Hacker News new | ask | show | jobs
by Dylan16807 564 days ago
> For the Set example, where would the insertion order come from?

It would come from however the files were transferred from competitor computer to verifier computer.

> For the tar file, the tar file would be larger than the input file it's supposed to be "compressing".

It sure would be! I don't see how that's relevant to the filename discussion though?

1 comments

The whole point of the filename discussion is that it's a trick to "compress" the data, such that the sum of the file size of the input files is smaller than the file size of the decompressed output file.

Neither of your ideas work with this.

In terms of just transferring the files in order, then you need to delineate the start and end of each file, which will take more space than the byte you are removing. Same with the tar file.

> The whole point of the filename discussion is that it's a trick to "compress" the data

I think you've fundamentally misunderstood my point.

You seem to think I'm trying to make it work without a trick, but I'm not doing that. I'm saying yes there is a trick, but the trick is not based around filenames. The trick needs a sequence of variable-size blobs of bytes, and there's a lot of ways to maintain a sequence.

The trick in the OP is absolutely based around filenames, as a source of ordering the input files. I agree that you can use the same idea if you can order the files a different way, but I don't understand why that is significant.
Because it seems very unfair to call it "filename shenanigans". The filenames are only there to point the script at the right file. Filename shenanigans would be something like putting actual bytes into the filename.

If you patched `cat` to ignore filename and just spit out each file as given, the script would still work without a single change. If you slightly changed the script to loop over the results of `ls`, it could still be compatible with scrambled filenames.

A script that didn't cheat would also be using filenames to a similar level.

In other words the filenames are a completely fair implementation detail. And that detail can be swapped out without changing the trick in any meaningful way.
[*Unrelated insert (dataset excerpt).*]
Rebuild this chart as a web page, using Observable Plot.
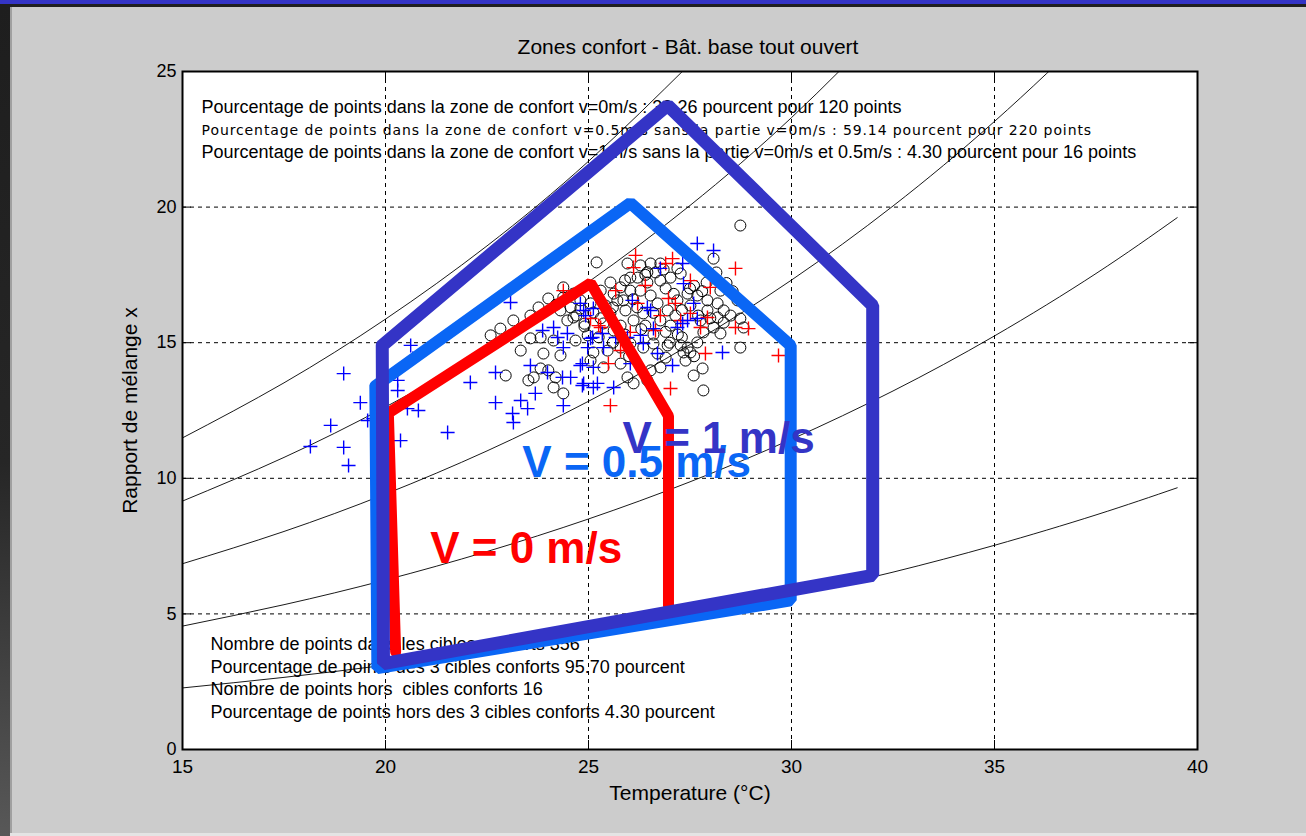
<!DOCTYPE html>
<html><head><meta charset="utf-8">
<script src="https://cdn.jsdelivr.net/npm/d3@7"></script>
<script src="https://cdn.jsdelivr.net/npm/@observablehq/plot@0.6"></script>
<style>
body{margin:0;width:1306px;height:836px;overflow:hidden;background:#cccccc;position:relative;font-family:"Liberation Sans",Arial,sans-serif}
#topbar{position:absolute;left:0;top:0;width:1306px;height:4px;background:#3434c6;z-index:3}
#topline{position:absolute;left:0;top:4px;width:1306px;height:3px;background:#202020;z-index:3}
#leftbar{position:absolute;left:0;top:4px;width:10px;height:832px;background:linear-gradient(#1e1e1e,#262626 55%,#585858);z-index:3}
#leftedge{position:absolute;left:10px;top:7px;width:2px;height:829px;background:#a0a0a0;z-index:3}
#bottomline{position:absolute;left:10px;top:833px;width:1296px;height:3px;background:#e4e4e4;z-index:3}
#title{position:absolute;top:36px;left:688px;transform:translateX(-50%);font-size:21px;line-height:22px;white-space:nowrap;color:#000}
#chart{position:absolute;left:0;top:60px}
</style></head>
<body>
<div id="topbar"></div><div id="topline"></div><div id="leftbar"></div><div id="leftedge"></div><div id="bottomline"></div>
<div id="title"></div>
<div id="chart"></div>
<script>
// ---------- data ----------
const chartTitle = "Zones confort - Bât. base tout ouvert";
const xLabel = "Temperature (°C)";
const yLabel = "Rapport de mélange x";
const xTicks = [15, 20, 25, 30, 35, 40];
const yTicks = [0, 5, 10, 15, 20, 25];
const xGrid = [20, 25, 30, 35];
const yGrid = [5, 10, 15, 20];

// humidity curves
const rhTemps = [15, 17.5, 20, 22.5, 25, 27.5, 30, 32.5, 35, 37.5, 39.5];
const rhLevels = [20, 40, 60, 80, 100];
const rh20 = [2.27, 2.66, 3.11, 3.63, 4.22, 4.90, 5.67, 6.54, 7.53, 8.65, 9.65];
const rh40 = [4.55, 5.34, 6.25, 7.30, 8.50, 9.87, 11.44, 13.22, 15.25, 17.55, 19.61];
const rh60 = [6.85, 8.04, 9.42, 11.01, 12.84, 14.93, 17.31, 20.04, 23.16, 26.70, 29.88];
const rh80 = [9.16, 10.77, 12.63, 14.77, 17.24, 20.06, 23.30, 27.02];
const rh100 = [11.49, 13.52, 15.87, 18.57, 21.69, 25.28];

// black circles
const circleT = [28.74,28.08,25.96,26.28,26.53,26.77,26.03,25.54,25.79,25.62,25.86,26.28,26.45,26.77,27.02,27.27,27.44,27.68,27.93,28.18,28.33,28.50,27.93,28.18,28.33,28.08,27.83,28.25,28.74,28.82,28.74,27.68,27.44,27.34,27.51,26.95,26.60,26.35,26.03,25.79,25.47,25.12,25.05,25.37,25.79,25.96,26.11,26.45,26.53,26.77,25.05,24.80,24.56,24.31,24.63,24.38,25.54,25.37,25.62,26.11,26.35,26.70,26.95,27.19,26.21,26.03,25.71,27.81,27.83,24.01,23.77,23.57,23.15,22.59,22.83,23.57,23.82,24.14,23.89,23.82,23.65,23.52,24.14,24.38,24.98,24.48,24.63,24.80,24.38,25.12,25.20,26.65,27.19,27.91,28.15,28.25,28.67,27.02,27.27,27.39,27.59,26.90,25.30,25.42,25.91,26.53,26.77,27.14,27.51,27.76,26.40,25.79,24.68,23.33,22.96,24.01,24.31,24.19,26.90,27.30,26.20,27.60,28.40,26.60,27.00,25.60,26.85,27.70,25.25,24.90,28.55,26.45,27.20,25.90,26.40,26.10,26.60,27.10,27.50,25.60,25.30,26.90,27.30,26.30,25.90,24.70,24.20,24.90,27.80,28.00,26.00,26.70,27.60];
const circleX = [19.32,18.10,17.92,17.85,17.92,17.92,17.40,17.22,17.04,16.81,16.56,16.92,17.22,17.29,17.40,17.55,16.81,16.74,16.56,16.45,16.19,16.00,16.19,15.93,15.74,15.56,15.38,15.34,15.89,15.56,14.82,15.01,14.82,14.64,14.64,14.90,14.97,14.82,14.97,14.82,14.71,14.64,14.34,14.09,14.23,13.72,13.50,13.61,13.98,14.09,16.45,16.56,16.30,16.19,16.81,16.67,16.08,15.71,15.45,15.82,16.08,16.45,16.19,16.56,17.40,16.92,16.56,14.05,13.24,16.63,16.30,16.00,15.82,15.27,15.52,15.16,15.19,15.08,14.60,14.05,13.72,13.61,13.35,13.13,15.27,15.82,15.93,16.26,17.04,16.11,17.96,17.59,17.74,17.22,17.59,16.92,16.56,15.63,14.90,14.34,13.79,14.45,16.92,16.37,16.19,16.74,15.82,16.00,16.37,15.82,15.63,15.63,15.08,14.71,13.79,13.98,14.53,13.72,17.00,16.20,16.30,17.10,17.20,15.30,15.00,15.00,17.70,16.00,15.20,15.70,16.90,17.60,15.30,17.30,17.50,16.60,16.10,16.80,17.00,16.30,15.90,15.40,15.20,15.50,15.30,16.00,16.40,15.60,16.90,15.90,14.50,14.60,14.50];

// blue crosses
const blueT = [18.15,18.97,19.38,18.65,19.56,18.97,19.09,20.62,20.67,20.30,20.54,20.81,20.30,20.37,19.83,19.70,21.53,22.09,22.71,22.71,23.13,23.15,23.50,23.69,23.08,23.57,23.99,24.36,24.80,24.38,24.85,25.12,23.87,24.14,24.93,25.05,27.68,28.08,27.32,26.77,27.34,26.45,26.08,26.53,27.59,27.68,27.44,27.32,27.19,26.60,26.28,25.96,25.67,25.34,25.10,24.98,24.85,25.12,24.88,25.22,25.62,26.03,26.35,26.70,27.07,28.30,24.48,24.38,24.24,24.56,25.37,24.88,25.12,24.80,23.33];
const blueX = [11.17,13.86,12.79,11.95,12.13,11.14,10.47,14.90,14.42,13.24,12.57,12.50,13.61,11.39,11.50,12.20,11.69,13.53,13.90,12.79,12.39,12.06,12.57,13.13,16.48,14.16,13.90,13.72,14.16,12.68,13.42,13.35,15.45,15.56,16.00,15.16,18.66,18.40,17.92,17.74,17.18,16.30,16.56,16.19,16.45,15.89,15.82,15.71,15.56,15.52,15.27,15.19,15.19,15.34,15.19,14.82,14.23,14.09,13.50,13.50,13.35,14.23,14.97,14.60,14.16,14.64,15.34,14.82,15.19,13.72,14.82,16.19,16.26,16.45,12.87];

// red crosses
const redT = [26.16,27.07,26.90,28.62,24.38,27.51,28.00,26.21,26.97,27.14,27.51,26.77,28.62,28.94,27.88,25.49,25.30,25.05,29.68,27.02,27.93,27.76,26.03,25.54,26.11,25.25,27.27,25.67,26.40,25.79,26.65];
const redX = [18.22,18.10,17.92,17.74,16.92,17.29,17.04,16.45,16.63,16.45,16.08,16.00,15.56,15.52,14.60,14.23,15.56,15.89,14.53,13.31,15.93,15.56,15.38,12.68,17.77,15.63,15.82,16.92,17.11,14.71,15.45];

// comfort zones
const zone0T = [20.25, 20.07, 25.05, 26.97, 26.97];
const zone0X = [3.6, 12.4, 17.2, 12.3, 5.3];
const zone05T = [19.75, 26.03, 29.98, 29.98, 19.80, 19.75];
const zone05X = [13.4, 20.15, 14.9, 5.5, 3.0, 13.4];
const zone1T = [19.92, 26.95, 32.0, 32.0, 19.95, 19.92];
const zone1X = [14.9, 23.75, 16.37, 6.42, 3.17, 14.9];

const zoneLabels = ["V = 0 m/s", "V = 0.5 m/s", "V = 1 m/s"];
const zoneLabelT = [21.1, 23.37, 25.84];
const zoneLabelX = [7.41, 10.55, 11.47];

const notesTop = [
  "Pourcentage de points dans la zone de confort v=0m/s : 32.26 pourcent pour 120 points",
  "Pourcentage de points dans la zone de confort v=0.5m/s sans la partie v=0m/s : 59.14 pourcent pour 220 points",
  "Pourcentage de points dans la zone de confort v=1m/s sans la partie v=0m/s et 0.5m/s : 4.30 pourcent pour 16 points"
];
const notesTopT = [15.47, 15.47, 15.47];
const notesTopX = [23.67, 22.82, 22.01];
const notesBottom = [
  "Nombre de points dans les cibles conforts 356",
  "Pourcentage de points des 3 cibles conforts 95.70 pourcent",
  "Nombre de points hors  cibles conforts 16",
  "Pourcentage de points hors des 3 cibles conforts 4.30 pourcent"
];
const notesBottomT = [15.69, 15.69, 15.69, 15.69];
const notesBottomX = [3.87, 3.02, 2.21, 1.36];

// ---------- build ----------
const zip = (ts, xs) => xs.map((x, i) => ({T: ts[i], x}));
const rhRows = [rh20, rh40, rh60, rh80, rh100].flatMap((vals, j) => vals.map((v, i) => ({T: rhTemps[i], x: v, rh: rhLevels[j]})));
const circles = zip(circleT, circleX);
const blues = zip(blueT, blueX);
const reds = zip(redT, redX);
const z0 = zip(zone0T, zone0X), z05 = zip(zone05T, zone05X), z1 = zip(zone1T, zone1X);
const lab = zoneLabels.map((t, i) => ({t, T: zoneLabelT[i], x: zoneLabelX[i]}));
const nTop = notesTop.map((t, i) => ({t, T: notesTopT[i], x: notesTopX[i]}));
const nBot = notesBottom.map((t, i) => ({t, T: notesBottomT[i], x: notesBottomX[i]}));

const plusSymbol = {draw(ctx, size) { const r = Math.sqrt(size / Math.PI); ctx.moveTo(-r, 0); ctx.lineTo(r, 0); ctx.moveTo(0, -r); ctx.lineTo(0, r); }};

const W = 1306, H = 776, mL = 182, mR = 109, mT = 11, mB = 87;
const iW = W - mL - mR, iH = H - mT - mB;
const FF = "Liberation Sans, Arial, sans-serif";

const chart = Plot.plot({
  width: W, height: H, marginLeft: mL, marginRight: mR, marginTop: mT, marginBottom: mB,
  style: {background: "transparent", fontFamily: FF, fontSize: "18px", color: "black", overflow: "visible"},
  x: {domain: [15, 40]},
  y: {domain: [0, 25]},
  marks: [
    Plot.frame({fill: "white"}),
    Plot.gridX(xGrid, {stroke: "black", strokeOpacity: 1, strokeWidth: 1, strokeDasharray: "4,4"}),
    Plot.gridY(yGrid, {stroke: "black", strokeOpacity: 1, strokeWidth: 1, strokeDasharray: "4,4"}),
    Plot.line(rhRows, {x: "T", y: "x", z: "rh", curve: "natural", stroke: "black", strokeWidth: 0.9, clip: true}),
    Plot.dot(circles, {x: "T", y: "x", r: 5.5, stroke: "black", fill: "none", strokeWidth: 1}),
    Plot.dot(reds, {x: "T", y: "x", symbol: plusSymbol, r: 7, stroke: "#ff0000", fill: "none", strokeWidth: 1.4}),
    Plot.dot(blues, {x: "T", y: "x", symbol: plusSymbol, r: 7, stroke: "#0000ff", fill: "none", strokeWidth: 1.4}),
    Plot.text(nTop.slice(0, 1), {x: "T", y: "x", text: "t", textAnchor: "start", fontSize: 18, fontFamily: FF, fill: "black"}),
    Plot.text(nTop.slice(1, 2), {x: "T", y: "x", text: "t", textAnchor: "start", fontSize: 14, fontFamily: "DejaVu Sans", fill: "black"}),
    Plot.text(nTop.slice(2), {x: "T", y: "x", text: "t", textAnchor: "start", fontSize: 18, fontFamily: FF, fill: "black"}),
    Plot.text(nBot, {x: "T", y: "x", text: "t", textAnchor: "start", fontSize: 18, fontFamily: FF, fill: "black"}),
    Plot.line(z0, {x: "T", y: "x", stroke: "#ff0000", strokeWidth: 11, strokeLinejoin: "miter"}),
    Plot.line(z05, {x: "T", y: "x", stroke: "#0a66f5", strokeWidth: 12, strokeLinejoin: "miter"}),
    Plot.line(z1, {x: "T", y: "x", stroke: "#3434c6", strokeWidth: 13, strokeLinejoin: "miter"}),
    Plot.text(lab.slice(0, 1), {x: "T", y: "x", text: "t", textAnchor: "start", fontSize: 44, fontWeight: "bold", fontFamily: FF, fill: "#ff0000"}),
    Plot.text(lab.slice(1, 2), {x: "T", y: "x", text: "t", textAnchor: "start", fontSize: 44, fontWeight: "bold", fontFamily: FF, fill: "#0a66f5"}),
    Plot.text(lab.slice(2), {x: "T", y: "x", text: "t", textAnchor: "start", fontSize: 44, fontWeight: "bold", fontFamily: FF, fill: "#3434c6"}),
    Plot.tickX(xTicks, {x: d => d, insetTop: iH - 9, stroke: "black"}),
    Plot.tickX(xTicks, {x: d => d, insetBottom: iH - 9, stroke: "black"}),
    Plot.tickY(yTicks, {y: d => d, insetRight: iW - 9, stroke: "black"}),
    Plot.tickY(yTicks, {y: d => d, insetLeft: iW - 9, stroke: "black"}),
    Plot.axisX(xTicks, {tickSize: 0, tickPadding: 10, label: null, fontSize: 19}),
    Plot.axisY(yTicks, {tickSize: 0, tickPadding: 6, label: null, fontSize: 18}),
    Plot.text([xLabel], {frameAnchor: "bottom", dy: 50, fontSize: 21, fill: "black"}),
    Plot.text([yLabel], {frameAnchor: "left", dx: -52, rotate: -90, textAnchor: "middle", fontSize: 21, fill: "black"}),
    Plot.frame({stroke: "black", strokeWidth: 2})
  ]
});
// letter spacing of the second (smaller) note line
chart.querySelectorAll("text").forEach(t => { if (t.textContent === notesTop[1]) t.style.letterSpacing = "0.9px"; });
document.getElementById("chart").appendChild(chart);
document.getElementById("title").textContent = chartTitle;
</script>
</body></html>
The trick is based on having a series of variable-sized blobs of bytes. That's all it needs. If I use javascript instead of sh, and my decompressor is `[...s].join('5')`, I'm using the same trick.

> If you patched `cat` to ignore filename and just spit out each file as given, the script would still work without a single change. If you slightly changed the script to loop over the results of `ls`, it could still be compatible with scrambled filenames.

This isn't true! If you scrambled the filenames, the files would be put together in the wrong order and the result would be incorrect. You would need to also transmit the order that the files would be put together separately, which again, together with the size of the files themselves, would be greater than the size of the output.

The key thing here is that the trick works by storing the information of how the blobs are ordered out-of-band. In the OP, that out-of-band place to store the blob order is filename. In your JS example of `[...s].join('5')`, where does the order of [...s] come from? It's not something you can hand-wave away, it's the key thing that makes the trick work.

> This isn't true! If you scrambled the filenames

I said "could" because you'd have to either do a limited scramble or hotwire ls to use the right order despite the scrambling. Or sort by date or inode, probably.

> The key thing here is that the trick works by storing the information of how the blobs are ordered out-of-band.

Yes. That is the key, not the filenames.

> In the OP, that out-of-band place to store the blob order is filename.

It is, but the actual use of filenames is not a shenanigan, and the blob order could be easily accomplished without any particular filenames.

> In your JS example of `[...s].join('5')`, where does the order of [...s] come from? It's not something you can hand-wave away, it's the key thing that makes the trick work.

It comes from the process of loading the blobs onto the computer. I'm not trying to hand-wave it, I'm saying it doesn't need filenames or anything resembling filenames. Maybe it came from a tar. Maybe I sent each file in a separate email. All that matters is having an order, and having an order happens by default when you have multiple files. As long as you don't go out of your way to reorder things, the trick works.